> **Challenge**
From the top of the entries, reproduce each line exactly, stopping after the line that contains "DASH = (3.0, 1.8)". Omit pictures.

── Records for the exercise ──

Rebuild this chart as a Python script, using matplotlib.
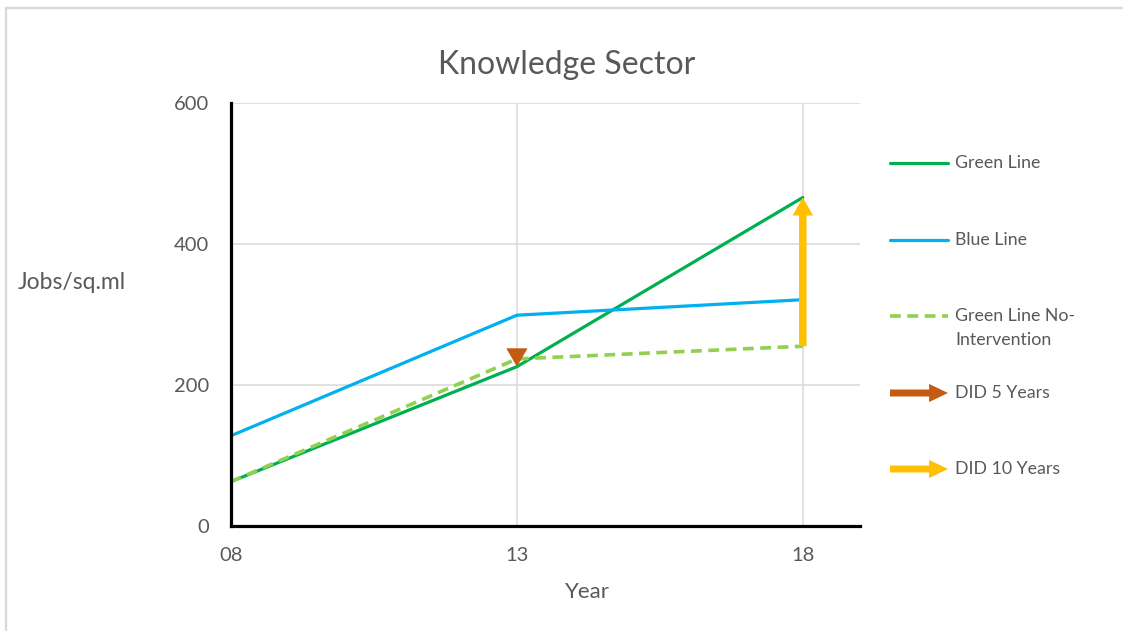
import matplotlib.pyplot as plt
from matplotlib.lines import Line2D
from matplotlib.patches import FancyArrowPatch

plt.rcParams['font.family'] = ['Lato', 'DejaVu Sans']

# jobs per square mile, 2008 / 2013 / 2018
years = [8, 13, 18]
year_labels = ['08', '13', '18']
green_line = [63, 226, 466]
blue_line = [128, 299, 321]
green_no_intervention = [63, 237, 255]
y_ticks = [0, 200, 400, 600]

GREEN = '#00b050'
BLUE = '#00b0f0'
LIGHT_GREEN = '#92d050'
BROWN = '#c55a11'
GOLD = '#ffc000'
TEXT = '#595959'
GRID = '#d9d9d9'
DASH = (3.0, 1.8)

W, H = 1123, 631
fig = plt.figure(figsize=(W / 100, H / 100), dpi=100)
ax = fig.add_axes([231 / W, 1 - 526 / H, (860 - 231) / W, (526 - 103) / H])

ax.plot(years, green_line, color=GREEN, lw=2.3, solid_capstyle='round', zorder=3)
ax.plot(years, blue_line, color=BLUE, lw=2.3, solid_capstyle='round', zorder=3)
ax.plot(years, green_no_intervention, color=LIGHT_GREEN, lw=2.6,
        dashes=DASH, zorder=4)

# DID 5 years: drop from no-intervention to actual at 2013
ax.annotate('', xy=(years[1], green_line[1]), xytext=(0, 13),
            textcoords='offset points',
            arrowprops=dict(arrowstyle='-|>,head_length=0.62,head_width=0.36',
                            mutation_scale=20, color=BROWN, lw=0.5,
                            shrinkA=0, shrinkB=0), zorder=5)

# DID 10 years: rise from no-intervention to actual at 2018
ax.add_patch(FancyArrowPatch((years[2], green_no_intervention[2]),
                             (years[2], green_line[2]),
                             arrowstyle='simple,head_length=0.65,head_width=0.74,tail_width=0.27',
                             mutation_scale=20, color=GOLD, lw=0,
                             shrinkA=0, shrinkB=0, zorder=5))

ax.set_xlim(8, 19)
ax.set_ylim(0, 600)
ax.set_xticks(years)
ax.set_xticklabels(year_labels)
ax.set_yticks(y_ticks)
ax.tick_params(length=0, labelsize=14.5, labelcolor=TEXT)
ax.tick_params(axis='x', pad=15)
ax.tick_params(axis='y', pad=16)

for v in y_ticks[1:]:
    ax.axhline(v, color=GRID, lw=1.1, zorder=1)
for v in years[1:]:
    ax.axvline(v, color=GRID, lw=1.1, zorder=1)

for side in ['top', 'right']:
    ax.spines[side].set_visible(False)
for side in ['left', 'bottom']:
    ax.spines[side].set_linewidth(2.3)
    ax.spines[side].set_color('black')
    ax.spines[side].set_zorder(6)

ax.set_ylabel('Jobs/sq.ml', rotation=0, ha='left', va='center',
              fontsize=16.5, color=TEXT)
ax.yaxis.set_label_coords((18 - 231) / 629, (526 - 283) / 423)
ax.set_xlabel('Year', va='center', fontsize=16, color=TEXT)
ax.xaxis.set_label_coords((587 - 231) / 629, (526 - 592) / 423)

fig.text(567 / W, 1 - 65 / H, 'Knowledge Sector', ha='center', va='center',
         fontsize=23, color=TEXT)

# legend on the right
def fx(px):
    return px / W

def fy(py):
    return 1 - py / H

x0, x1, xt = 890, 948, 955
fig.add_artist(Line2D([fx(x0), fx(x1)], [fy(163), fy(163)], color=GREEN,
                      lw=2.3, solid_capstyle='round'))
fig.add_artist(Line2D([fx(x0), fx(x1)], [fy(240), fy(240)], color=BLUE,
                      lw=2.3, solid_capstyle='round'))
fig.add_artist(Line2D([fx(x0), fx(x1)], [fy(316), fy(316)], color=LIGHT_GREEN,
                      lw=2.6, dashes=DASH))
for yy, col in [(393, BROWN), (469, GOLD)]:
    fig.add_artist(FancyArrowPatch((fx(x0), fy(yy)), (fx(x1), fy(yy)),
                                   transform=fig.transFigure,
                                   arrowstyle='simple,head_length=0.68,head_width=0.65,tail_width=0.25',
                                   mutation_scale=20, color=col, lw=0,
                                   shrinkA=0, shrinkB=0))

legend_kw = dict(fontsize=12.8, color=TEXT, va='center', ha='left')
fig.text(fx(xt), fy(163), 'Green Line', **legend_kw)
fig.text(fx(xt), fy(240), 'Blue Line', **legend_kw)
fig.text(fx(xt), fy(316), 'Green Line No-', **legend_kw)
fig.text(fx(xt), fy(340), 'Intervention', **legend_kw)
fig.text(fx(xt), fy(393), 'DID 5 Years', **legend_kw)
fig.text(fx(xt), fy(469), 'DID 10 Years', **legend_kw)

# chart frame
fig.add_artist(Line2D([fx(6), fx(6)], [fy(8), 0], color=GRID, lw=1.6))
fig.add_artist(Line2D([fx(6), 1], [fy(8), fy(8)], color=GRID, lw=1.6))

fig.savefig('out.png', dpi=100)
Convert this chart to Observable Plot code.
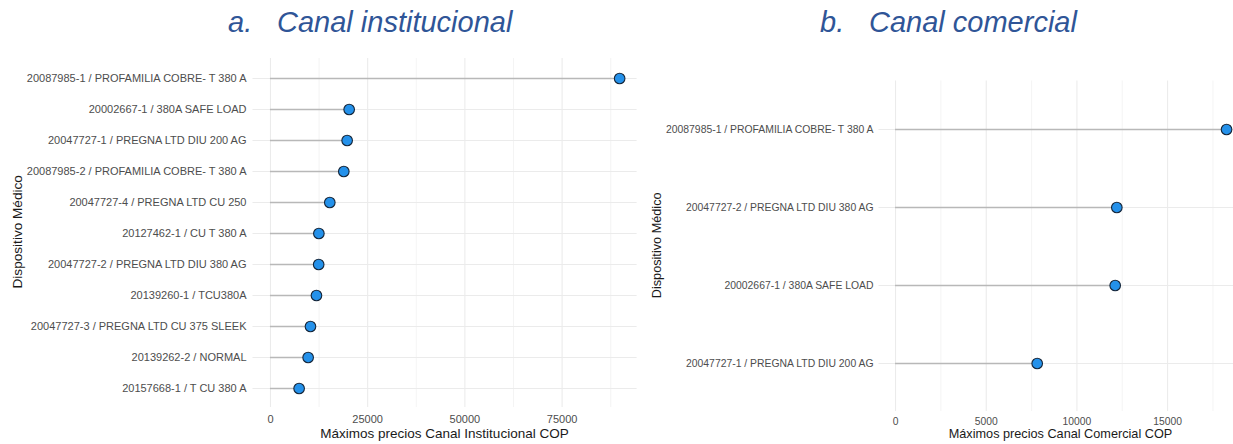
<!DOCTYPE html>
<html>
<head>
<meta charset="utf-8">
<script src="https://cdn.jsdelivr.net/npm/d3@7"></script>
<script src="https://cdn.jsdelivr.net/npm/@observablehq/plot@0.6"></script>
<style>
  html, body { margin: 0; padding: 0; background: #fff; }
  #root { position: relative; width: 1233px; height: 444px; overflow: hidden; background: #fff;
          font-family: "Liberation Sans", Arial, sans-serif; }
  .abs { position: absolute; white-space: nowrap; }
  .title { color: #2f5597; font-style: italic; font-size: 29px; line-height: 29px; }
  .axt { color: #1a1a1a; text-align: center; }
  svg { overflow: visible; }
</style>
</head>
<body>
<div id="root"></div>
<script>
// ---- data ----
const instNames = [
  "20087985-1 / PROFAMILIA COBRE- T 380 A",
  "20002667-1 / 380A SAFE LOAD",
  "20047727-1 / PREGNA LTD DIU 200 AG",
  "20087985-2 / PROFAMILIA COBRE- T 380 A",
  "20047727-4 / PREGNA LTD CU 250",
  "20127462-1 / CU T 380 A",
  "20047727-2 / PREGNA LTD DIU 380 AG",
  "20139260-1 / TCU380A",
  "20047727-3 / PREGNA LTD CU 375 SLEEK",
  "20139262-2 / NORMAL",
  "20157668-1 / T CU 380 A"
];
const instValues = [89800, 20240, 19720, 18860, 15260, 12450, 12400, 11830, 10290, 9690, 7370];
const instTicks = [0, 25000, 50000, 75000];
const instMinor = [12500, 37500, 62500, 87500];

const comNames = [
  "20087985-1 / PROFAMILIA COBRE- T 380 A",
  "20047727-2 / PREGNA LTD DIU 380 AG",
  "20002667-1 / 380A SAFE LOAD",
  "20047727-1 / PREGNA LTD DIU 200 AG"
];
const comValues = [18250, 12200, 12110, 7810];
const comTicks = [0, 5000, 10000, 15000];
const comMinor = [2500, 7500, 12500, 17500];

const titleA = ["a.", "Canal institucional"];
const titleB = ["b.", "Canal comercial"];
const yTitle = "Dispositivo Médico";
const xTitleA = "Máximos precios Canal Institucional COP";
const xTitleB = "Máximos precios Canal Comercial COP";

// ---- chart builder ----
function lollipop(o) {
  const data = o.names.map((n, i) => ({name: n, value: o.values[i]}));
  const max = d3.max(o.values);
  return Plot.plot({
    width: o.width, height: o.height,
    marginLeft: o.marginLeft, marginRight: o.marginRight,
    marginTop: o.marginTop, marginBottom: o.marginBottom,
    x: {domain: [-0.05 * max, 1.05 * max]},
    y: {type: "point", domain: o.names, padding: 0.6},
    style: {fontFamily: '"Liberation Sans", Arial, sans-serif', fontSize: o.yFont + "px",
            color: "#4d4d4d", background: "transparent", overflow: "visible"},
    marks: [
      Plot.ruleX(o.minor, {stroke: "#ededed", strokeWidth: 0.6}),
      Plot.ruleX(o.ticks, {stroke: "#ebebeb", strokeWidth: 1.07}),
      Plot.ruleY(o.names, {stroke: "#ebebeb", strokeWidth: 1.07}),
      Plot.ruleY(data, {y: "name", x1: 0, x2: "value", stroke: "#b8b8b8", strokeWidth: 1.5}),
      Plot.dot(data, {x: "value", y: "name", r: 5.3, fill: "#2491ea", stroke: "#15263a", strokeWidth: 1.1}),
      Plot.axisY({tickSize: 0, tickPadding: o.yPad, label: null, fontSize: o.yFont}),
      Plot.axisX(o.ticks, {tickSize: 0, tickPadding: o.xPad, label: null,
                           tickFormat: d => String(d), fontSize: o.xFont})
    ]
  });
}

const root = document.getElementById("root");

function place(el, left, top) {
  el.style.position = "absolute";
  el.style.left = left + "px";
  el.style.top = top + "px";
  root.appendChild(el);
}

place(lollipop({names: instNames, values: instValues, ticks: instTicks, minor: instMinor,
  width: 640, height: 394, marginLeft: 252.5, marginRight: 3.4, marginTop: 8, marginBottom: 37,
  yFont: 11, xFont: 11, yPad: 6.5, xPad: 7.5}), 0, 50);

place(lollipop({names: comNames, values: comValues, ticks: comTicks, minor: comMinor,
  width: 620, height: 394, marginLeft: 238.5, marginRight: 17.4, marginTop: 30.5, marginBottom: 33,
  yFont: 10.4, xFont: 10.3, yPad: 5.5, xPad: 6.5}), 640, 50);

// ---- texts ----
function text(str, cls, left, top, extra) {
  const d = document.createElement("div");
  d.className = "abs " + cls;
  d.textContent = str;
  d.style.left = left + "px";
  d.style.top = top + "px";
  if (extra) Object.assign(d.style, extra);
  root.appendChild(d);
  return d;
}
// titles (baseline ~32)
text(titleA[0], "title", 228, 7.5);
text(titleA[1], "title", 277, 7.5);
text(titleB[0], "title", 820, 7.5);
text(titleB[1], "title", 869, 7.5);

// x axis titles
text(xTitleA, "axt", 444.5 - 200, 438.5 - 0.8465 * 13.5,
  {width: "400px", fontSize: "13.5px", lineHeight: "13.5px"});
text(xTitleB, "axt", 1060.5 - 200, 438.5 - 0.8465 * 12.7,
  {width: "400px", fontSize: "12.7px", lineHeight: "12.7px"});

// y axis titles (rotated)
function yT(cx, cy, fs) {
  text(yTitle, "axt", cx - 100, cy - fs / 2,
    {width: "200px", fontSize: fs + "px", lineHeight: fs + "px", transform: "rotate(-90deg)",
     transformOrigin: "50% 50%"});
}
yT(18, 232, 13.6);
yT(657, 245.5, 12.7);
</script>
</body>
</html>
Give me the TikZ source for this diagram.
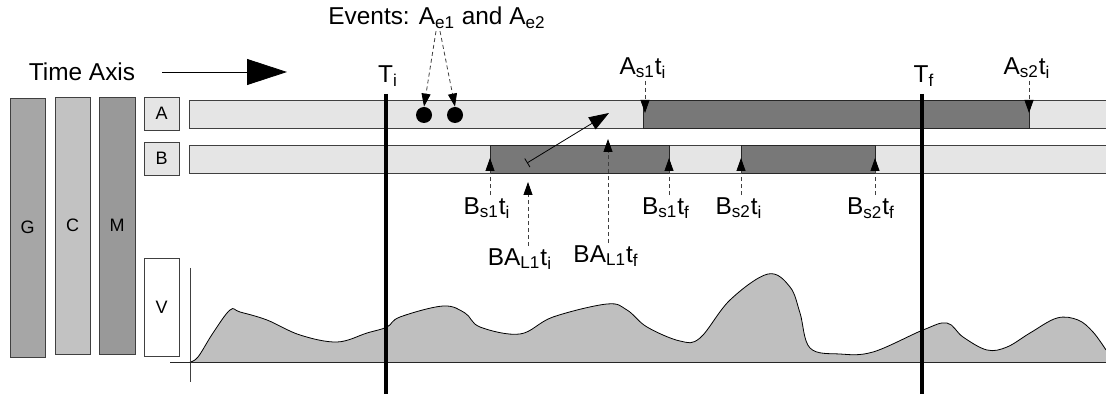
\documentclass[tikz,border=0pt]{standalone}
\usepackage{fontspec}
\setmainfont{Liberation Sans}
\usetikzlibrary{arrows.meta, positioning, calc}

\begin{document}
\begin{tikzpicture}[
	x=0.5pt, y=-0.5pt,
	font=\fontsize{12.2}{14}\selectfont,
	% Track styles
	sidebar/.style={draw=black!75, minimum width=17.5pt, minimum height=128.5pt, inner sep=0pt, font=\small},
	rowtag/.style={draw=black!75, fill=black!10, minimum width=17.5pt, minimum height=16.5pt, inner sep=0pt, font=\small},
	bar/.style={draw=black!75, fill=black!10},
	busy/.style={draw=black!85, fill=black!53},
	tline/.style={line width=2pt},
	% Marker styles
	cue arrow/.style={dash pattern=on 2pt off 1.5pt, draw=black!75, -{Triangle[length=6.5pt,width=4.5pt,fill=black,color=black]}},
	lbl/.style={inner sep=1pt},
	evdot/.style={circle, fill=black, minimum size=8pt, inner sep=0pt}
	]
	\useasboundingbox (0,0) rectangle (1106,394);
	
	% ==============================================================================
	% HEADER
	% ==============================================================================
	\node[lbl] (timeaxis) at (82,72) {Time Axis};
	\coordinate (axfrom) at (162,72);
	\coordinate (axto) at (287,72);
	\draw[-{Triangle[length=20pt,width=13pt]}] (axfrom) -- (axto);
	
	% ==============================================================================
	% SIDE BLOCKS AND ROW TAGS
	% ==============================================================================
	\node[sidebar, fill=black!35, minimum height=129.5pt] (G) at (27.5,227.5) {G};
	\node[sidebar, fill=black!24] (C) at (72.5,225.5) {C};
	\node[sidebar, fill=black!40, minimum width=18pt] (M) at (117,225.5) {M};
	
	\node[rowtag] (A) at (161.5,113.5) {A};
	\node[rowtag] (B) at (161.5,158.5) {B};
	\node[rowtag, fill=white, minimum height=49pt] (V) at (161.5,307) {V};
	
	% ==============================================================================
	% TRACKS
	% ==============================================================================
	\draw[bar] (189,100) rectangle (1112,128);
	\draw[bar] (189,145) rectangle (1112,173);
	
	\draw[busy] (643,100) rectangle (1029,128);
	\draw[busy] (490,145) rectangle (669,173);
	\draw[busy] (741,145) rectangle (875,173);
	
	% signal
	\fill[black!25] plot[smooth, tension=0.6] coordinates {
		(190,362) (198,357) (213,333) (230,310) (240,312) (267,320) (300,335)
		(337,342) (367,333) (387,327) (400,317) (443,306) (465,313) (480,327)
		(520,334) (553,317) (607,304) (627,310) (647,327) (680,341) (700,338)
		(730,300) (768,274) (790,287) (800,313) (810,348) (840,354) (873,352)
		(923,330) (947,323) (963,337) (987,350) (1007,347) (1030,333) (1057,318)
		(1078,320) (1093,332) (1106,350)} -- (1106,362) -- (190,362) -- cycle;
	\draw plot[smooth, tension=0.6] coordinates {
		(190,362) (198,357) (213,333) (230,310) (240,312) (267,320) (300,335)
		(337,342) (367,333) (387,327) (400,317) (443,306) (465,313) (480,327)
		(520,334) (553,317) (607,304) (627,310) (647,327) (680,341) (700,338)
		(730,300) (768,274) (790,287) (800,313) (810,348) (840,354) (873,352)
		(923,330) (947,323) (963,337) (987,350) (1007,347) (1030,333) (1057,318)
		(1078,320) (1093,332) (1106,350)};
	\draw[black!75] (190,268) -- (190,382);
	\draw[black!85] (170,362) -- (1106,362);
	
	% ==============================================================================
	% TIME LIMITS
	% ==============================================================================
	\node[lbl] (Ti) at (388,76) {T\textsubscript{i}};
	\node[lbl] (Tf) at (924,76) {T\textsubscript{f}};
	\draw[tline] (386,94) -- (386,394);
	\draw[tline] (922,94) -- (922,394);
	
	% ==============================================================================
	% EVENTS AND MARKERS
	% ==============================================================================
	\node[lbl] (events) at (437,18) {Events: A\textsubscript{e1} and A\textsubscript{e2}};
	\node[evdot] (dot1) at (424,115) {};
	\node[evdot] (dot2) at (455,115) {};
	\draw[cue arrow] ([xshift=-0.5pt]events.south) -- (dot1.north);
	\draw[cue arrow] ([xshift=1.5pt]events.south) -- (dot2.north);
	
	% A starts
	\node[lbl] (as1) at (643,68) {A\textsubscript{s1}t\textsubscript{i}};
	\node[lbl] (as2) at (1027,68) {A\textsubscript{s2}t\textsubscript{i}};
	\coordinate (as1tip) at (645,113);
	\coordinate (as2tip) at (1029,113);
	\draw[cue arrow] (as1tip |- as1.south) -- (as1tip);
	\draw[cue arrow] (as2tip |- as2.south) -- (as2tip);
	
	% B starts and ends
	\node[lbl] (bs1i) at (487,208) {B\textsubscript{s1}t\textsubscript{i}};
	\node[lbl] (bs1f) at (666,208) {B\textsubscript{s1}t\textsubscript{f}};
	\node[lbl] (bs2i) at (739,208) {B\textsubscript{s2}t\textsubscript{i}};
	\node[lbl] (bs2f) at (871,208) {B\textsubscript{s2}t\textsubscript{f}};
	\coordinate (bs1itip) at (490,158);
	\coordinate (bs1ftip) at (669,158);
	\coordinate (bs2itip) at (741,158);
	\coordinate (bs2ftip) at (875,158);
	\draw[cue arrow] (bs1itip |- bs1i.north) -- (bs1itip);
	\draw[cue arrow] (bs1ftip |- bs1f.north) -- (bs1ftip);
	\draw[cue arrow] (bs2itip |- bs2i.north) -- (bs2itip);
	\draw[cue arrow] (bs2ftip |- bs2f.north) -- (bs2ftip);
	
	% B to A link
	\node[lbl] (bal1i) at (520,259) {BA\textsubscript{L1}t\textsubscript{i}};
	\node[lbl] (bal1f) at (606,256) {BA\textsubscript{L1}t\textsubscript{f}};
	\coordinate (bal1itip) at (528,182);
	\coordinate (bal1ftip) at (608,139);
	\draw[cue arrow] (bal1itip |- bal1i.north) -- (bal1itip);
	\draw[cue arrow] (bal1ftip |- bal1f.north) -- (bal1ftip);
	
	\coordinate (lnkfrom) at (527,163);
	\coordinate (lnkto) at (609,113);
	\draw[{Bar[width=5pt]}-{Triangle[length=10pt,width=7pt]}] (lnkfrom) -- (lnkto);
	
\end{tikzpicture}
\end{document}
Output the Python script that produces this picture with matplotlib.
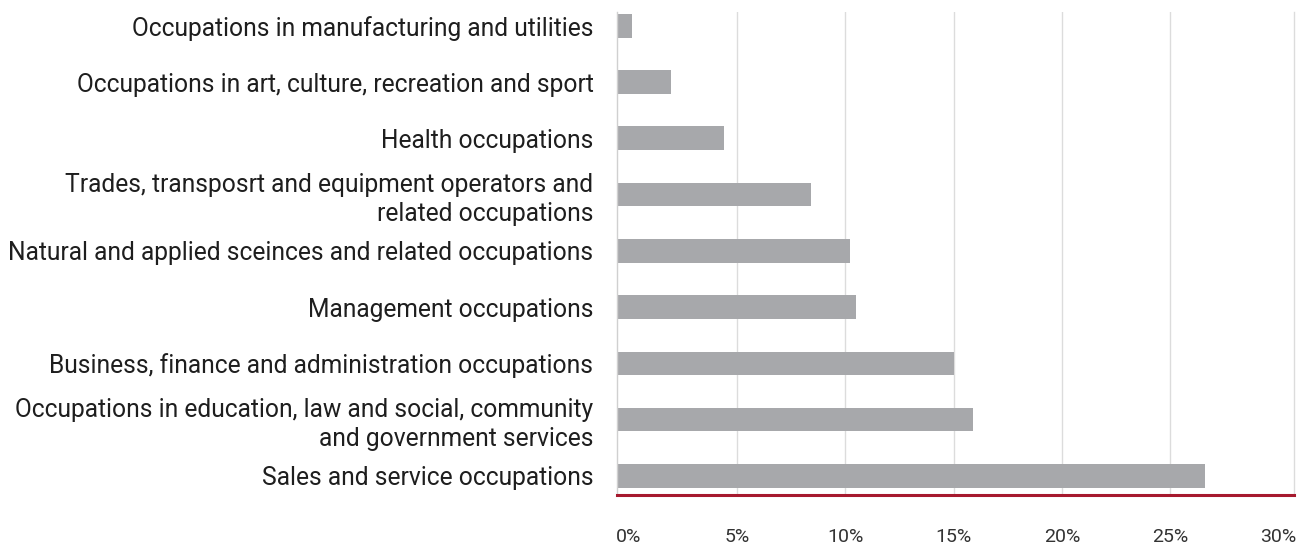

───

> **The result**
Rebuild this chart as a Python script, using matplotlib.
import matplotlib.pyplot as plt
from matplotlib.lines import Line2D
from matplotlib.patches import FancyArrowPatch

plt.rcParams['font.family'] = ['Lato', 'DejaVu Sans']

# jobs per square mile, 2008 / 2013 / 2018
years = [8, 13, 18]
year_labels = ['08', '13', '18']
green_line = [63, 226, 466]
blue_line = [128, 299, 321]
green_no_intervention = [63, 237, 255]
y_ticks = [0, 200, 400, 600]

GREEN = '#00b050'
BLUE = '#00b0f0'
LIGHT_GREEN = '#92d050'
BROWN = '#c55a11'
GOLD = '#ffc000'
TEXT = '#595959'
GRID = '#d9d9d9'
DASH = (3.0, 1.8)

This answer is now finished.